Life is sweet and painful both, and that is why man loves life. One who has seen the bright light of the day cannot avoid the darkness of the night, nor is it desirable in the interest of man himself. This is the law of nature and she makes no concession. It treats all alike. The wheel of karma must go on rolling and rewarding each physical and mental action of life.

It is therefore very essential to culture and develop the inner personality of man which is still in its period of formation.

It is believed that after passing through 84 lakhs (8.4 million) of births life comes to acquire human form. The various stages through which life passes are mineral, plant, animal and lastly human life. Coming to human life means that matter and the form have reached the stage of perfection. And now the subtle power of inner personality, residing within has to grow and reach the stage of perfection where a man becomes a deva or the superman. The gross, coarse and undeveloped mind of animal life has now to grow more subtle, refined, sensitive, dynamic and all-powerful.

Human life is the most blessed one as it is a signal indicating the beginning and the growth of divine life within. In animal life, we are compelled to learn the use and control of limbs and forms. In human life man learns the use and control of mind, and develops latent mental powers to the extreme.

The potentialities of mind are not known to every man. Man is in fact unaware of the dormant faculties which lie within his reach. These potentialities are just like unexcavated nature-preserves. Through the practice of yoga man unearths the hidden powers of his mind which could be utilized in the following three directions.

  1. for successful living;
  2. for acquiring siddhis, and
  3. for spiritual realization.

The first and the third are desirable and harmless. Through yoga sadhana one acquires equanimity, serenity, one-pointedness of mind and strong determination. He also regains his lost confidence. All these qualities are essential for successful living in all spheres of life, provided one knows how to utilize the energies generated by yoga sadhana.

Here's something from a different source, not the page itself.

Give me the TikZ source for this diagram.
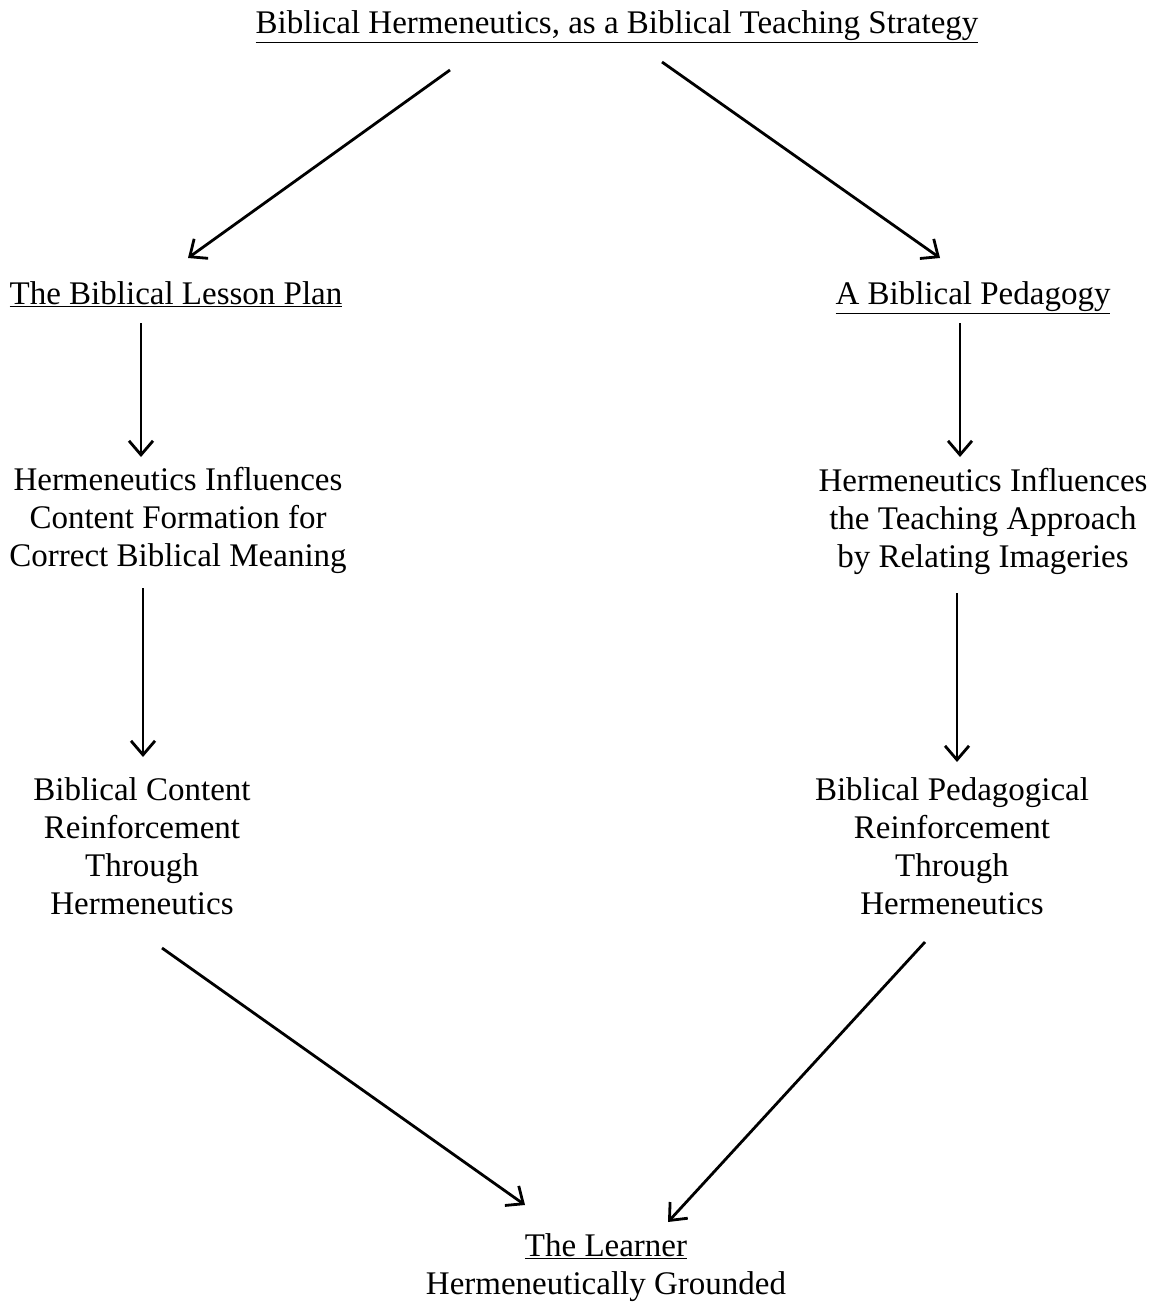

For acquiring siddhis one has to crush and demolish his whole physical and mental structure by vigorous practices and divert all his mental faculties in toto towards achieving one siddhi only. These siddhis though hard earned, have no permanent value. You cannot utilize them in this world for your own sake nor can you do good to others by its demonstration.

Man is since birth chained with strong iron wires of desires and anadi vasanas. No siddhi can ever cut his bond of ignorance and avidya. Exhaustion of karmas is possible only by one's own effort of sadhana. Through meditation alone past samskaras and bad karma can be burnt. Through the practice of meditation the light of knowledge dawns which burns out all samskaras.

Yoga sadhana is good for self-realization, because all generated and unconsumed energies of mind and emotions are directed towards one healthy end - the realization of the Supreme Self, which is the ultimate goal of life. All emotions and mental powers are thus deposited in the safe account of self-realization. But for proper practice of yoga an adept's advice and guidance is always necessary for a beginner, otherwise he may get lost in psychic wilderness.